The celebration of the Chinese New Year has many origins, and has been debated by others. However, many often trace the celebration of the Chinese New Year back to 3rd millennium BC China. As a result, the new year is depicted with a special animal that repeats in a 12-year cycle. Namely, the Snake, Horse, Goat, Monkey, Rooster, Dog, Pig, Rat, Ox, Tiger, Rabbit, and Dragon. Each animal having special omens. Regardless of the different omens and the changing of the animals, celebrations such as tea etiquette has stayed the same in many eastern cultures and has now become quite a spectacle even in North America and Europe. This can be attributed to the respect of the traditions the older generations pass down to the younger.
The tea etiquette in the festive time gives the Chinese New Year great meaning, as it gives the younger generation the chance to appreciate the older generation with a refreshing cuppa. It also works in the opposite direction, as the elders also make it a point to give something to the young. Most often than not, it is often money or something that would delight the young folded in a red envelope. The tea etiquette starts early in the morning when the young would select some favourite treats and offer them in a ceremonious manner, with tea as the main element.
Unique tea selection
The tea selection varies and depends on certain preferences. However, there are notable types that have been used over the ages. Such variants include black teas, oolong teas, and puers (shu cha). Moreover, the leaves chosen are of the highest quality, which Zesta are proud to provide during this time of festivity. Our Large Leaf Black Tea OP, and Tie Guan Yin (Oolong tea) are perfect for the traditional tea ceremonies accompanied with the dried and candied fruits to the elders.

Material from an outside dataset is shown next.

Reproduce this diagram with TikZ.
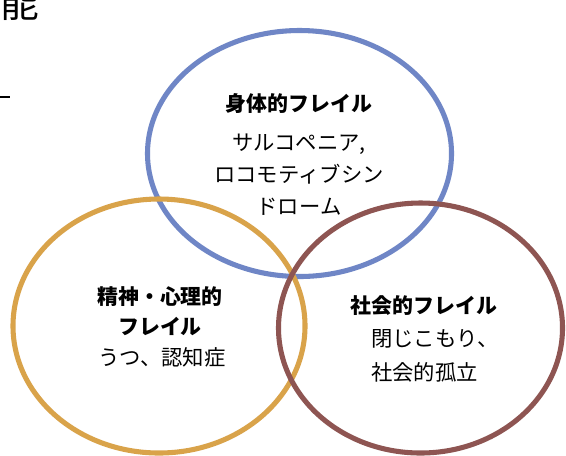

Connecting with your loved ones
At the end of the day, tea etiquette in the Chinese New Year is still practiced today because of how it brings families and people together, regardless of their age. Whether the festive season occurs in a time where you and your family are going through some hardship, resentment, misunderstandings, or even hatred, the tea etiquette is a symbolic tradition that ushers in the new year, a new spring to start things anew and forget about what has happened.
The Chinese New Year is a myriad of traditions filled with pageantry, cuisine, togetherness, and of course tea!